Partner Church

Our International Unitarian Partnership

Our congregation belongs to the Unitarian Universalist Partner Church Council (UUPCC) UU Partner Church Council which fosters relationships among Unitarian and Universalist congregations around the world, including Central Europe, the Philippines, India and Africa. Through the UUPCC, we have a longstanding partnership with a small Unitarian congregation in Transylvania, the Unitarian Fellowship of Gyulakuta (Fintinele), Romania.

This partnership helps to support the Gyulakuta fellowship and to foster ties with fellow Unitarians in Transylvania, whose history dates back over 450 years.

We pay for each Gyulakuta family to receive the Hungarian-language Unitarian magazine and for an organist for their worship services.  For four years we helped one of their youth attend high school. Any extra funds beyond those needed for the musician and Unitarian magazine go to support Rev. Tokes’ expenses to travel among his three congregations.

Two of our former partner ministers have visited Sharon, most recently the Rev. Erika Demeter and her family. It was enlightening to experience our connection with the Unitarians of Transylvania firsthand. And it was fun, for them and for us. Erika wrote after her return to Rumania: I am really happy to hear the news that some people would love to come to Transylvania. We will be very happy to give back the hospitality that the congregation and especially the Paul and Colleen Tuck family gave us. When we began our trip, I had a feeling that we were like the “holy family” looking for a place to stay. As the days went by our experience was much different than that of the story because we found everywhere warm with hospitality and wonderful people.

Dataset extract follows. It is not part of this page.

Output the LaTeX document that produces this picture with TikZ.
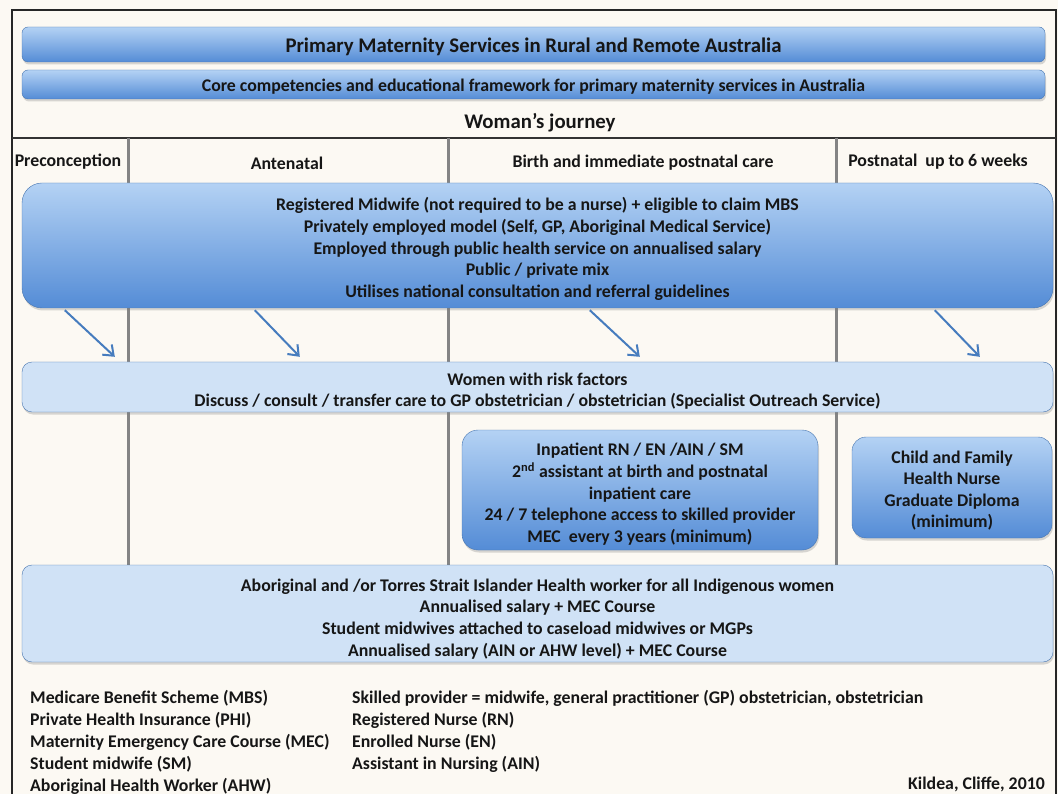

Later, UCS members Beth & Rory McGregor, Colleen & Paul Tuck, and David Nelson visited Rev. Demeter and her family.  We enjoyed a week of visiting quaint churches, picturesque towns and historic cities.  Since then she has moved on to serve another Unitarian congregation, Corond, in Transylvania. The current minister is Rev. Lorant (Lori) Tokes.  Our church member Colleen Tuck, last visited Rev. Tokes and the congregation in September 2015. While there have been no visits since then, he and our minister keep in touch by email.  He serves three congregations, each of which has a partner congregation in the US; Csokfalva (where he lives in the parsonage), Erdoszentgyorgy, and the smallest, Gyulakuta.  There was a hope that he might visit the US partners last year, but that was cut short by the birth of his third child.

What is our partner congregation in Gyulakuta, Romania like? Their former minister, Erika Demeter, expressed it well in a letter to our congregation. “We have nothing. We haven’t a church. We haven’t capital. We are just 48 people come from different Unitarian places, but we exist and we want to have a spiritual religious life together.”

There are over 200 Unitarian congregations in Romania, in cities, small towns, and villages. Our partner congregation, Gyulakuta, is in some ways typical and in others not. Unlike many of the Unitarian churches which date back centuries and occupy simple but beautiful old buildings, the Gyulakuta congregation is very small and fairly new, in a town with no Unitarian tradition, and has no building. Now a town of 6000, the village of Fintinele/Gyulakuta was chosen by the government in the ’60s as the site of an enormous power plant and other industry, built right in the center, with large concrete apartment blocks to accommodate the workers. Thus although it is in a beautiful, picturesque rural area, it is not a particularly scenic town. Like a number of state-owned industries started under Communism, the plant was poorly constructed and maintained and did not fulfill its potential.

Most of the members of our partner congregation moved to Gyulakuta from other small towns for work. They include teachers, office and factory workers, a few small farmers, and retirees (who live on small pensions badly eroded by Romania’s chronic inflation). Like many people in Transylvania, their first language is Hungarian. Transportation to other towns with Unitarian churches is not easy, so they formed this small and struggling fellowship, which meets on Sunday afternoons in the hall of the local Calvinist church. Their minister, Rev. Lorant Tokes, conducts their services once a month and on holidays, and provides pastoral visitation and care. They have little in material goods, but are rich in strength, good will, good humor, and friendship for each other.

View photographs of Unitarians in Transylvania.

In addition to our formal UUPCC partnership with Gyulakuta and Rev. Lorant, we carried on for several years an informal partnership forged by Rev. Jim Robinson with John Pounds Memorial Chapel, a British Unitarian congregation in Portsmouth, England (named after an activist Unitarian cobbler who helped establish schooling for impoverished children in England.) This partnership consisted mainly of pen pal relationships among members of the two congregations. With the death of its leader in Portsmouth and others, and the lack of face-to-face contacts after Jim’s retirement, this relationship has waned.